• **WRITTEN PROBLEM**: All of the lines below are to be transcribed faithfully, with pictures excluded from the copy.
┌──
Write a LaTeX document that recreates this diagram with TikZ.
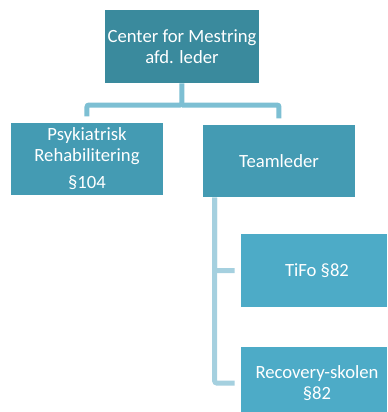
\documentclass[tikz,border=0pt]{standalone}
\usepackage{fontspec}
\setmainfont{Carlito}
\usepackage{xcolor}

\definecolor{topblue}{HTML}{3A8A9D}
\definecolor{midblue}{HTML}{449BB3}
\definecolor{lowblue}{HTML}{4DABC7}
\definecolor{linkblue}{HTML}{7DBFD3}
\definecolor{paleblue}{HTML}{A5D0DF}

\tikzset{
  orgbox/.style={rectangle, inner sep=2pt, align=center, text=white,
    minimum width=114pt, minimum height=54.5pt,
    font=\fontsize{14}{15.5}\selectfont},
  link/.style={draw=linkblue, line width=3.75pt, rounded corners=1.5pt},
  sublink/.style={draw=paleblue, line width=3.75pt, rounded corners=1.5pt}
}

\begin{document}
\begin{tikzpicture}[x=0.75pt,y=0.75pt,yscale=-1,xscale=1]
\useasboundingbox (0,0) rectangle (387,412);
\clip (0,0) rectangle (387,412);

% Top node
\node [orgbox, fill=topblue, minimum height=55pt] (leder) at (182,46.5) {Center for Mestring\\afd. leder};
% Second row
\node [orgbox, fill=midblue] (psyk) at (87,159) {Psykiatrisk\\Rehabilitering\\[5pt]§104};
\node [orgbox, fill=midblue] (team) at (279,161) {Teamleder};
% Third row
\node [orgbox, fill=lowblue] (tifo) at (317,270.5) {TiFo §82};
\node [orgbox, fill=lowblue] (recov) at (317,383) {Recovery-skolen\\§82};

% Connections
\coordinate (bus) at (182,105);
\draw [link, shorten >=4.5pt] (leder.south) -- (bus) -| (psyk.north);
\draw [link, shorten >=4.5pt] (bus) -| (team.north);
\draw [sublink, shorten >=4.5pt] ([xshift=9pt]team.south west) |- (tifo.west);
\draw [sublink, shorten >=4.5pt] ([xshift=9pt]team.south west) |- (recov.west);

\end{tikzpicture}
\end{document}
└──
• **FINAL RESULT**:
Write a LaTeX document that recreates this diagram with TikZ.
\documentclass[tikz,border=0pt]{standalone}
\usepackage{fontspec}
\setmainfont{Carlito}
\usepackage{xcolor}

\definecolor{topblue}{HTML}{3A8A9D}
\definecolor{midblue}{HTML}{449BB3}
\definecolor{lowblue}{HTML}{4DABC7}
\definecolor{linkblue}{HTML}{7DBFD3}
\definecolor{paleblue}{HTML}{A5D0DF}

\tikzset{
  orgbox/.style={rectangle, inner sep=2pt, align=center, text=white,
    minimum width=114pt, minimum height=54.5pt,
    font=\fontsize{14}{15.5}\selectfont},
  link/.style={draw=linkblue, line width=3.75pt, rounded corners=1.5pt},
  sublink/.style={draw=paleblue, line width=3.75pt, rounded corners=1.5pt}
}

\begin{document}
\begin{tikzpicture}[x=0.75pt,y=0.75pt,yscale=-1,xscale=1]
\useasboundingbox (0,0) rectangle (387,412);
\clip (0,0) rectangle (387,412);

% Top node
\node [orgbox, fill=topblue, minimum height=55pt] (leder) at (182,46.5) {Center for Mestring\\afd. leder};
% Second row
\node [orgbox, fill=midblue] (psyk) at (87,159) {Psykiatrisk\\Rehabilitering\\[5pt]§104};
\node [orgbox, fill=midblue] (team) at (279,161) {Teamleder};
% Third row
\node [orgbox, fill=lowblue] (tifo) at (317,270.5) {TiFo §82};
\node [orgbox, fill=lowblue] (recov) at (317,383) {Recovery-skolen\\§82};

% Connections
\coordinate (bus) at (182,105);
\draw [link, shorten >=4.5pt] (leder.south) -- (bus) -| (psyk.north);
\draw [link, shorten >=4.5pt] (bus) -| (team.north);
\draw [sublink, shorten >=4.5pt] ([xshift=9pt]team.south west) |- (tifo.west);
\draw [sublink, shorten >=4.5pt] ([xshift=9pt]team.south west) |- (recov.west);

\end{tikzpicture}
\end{document}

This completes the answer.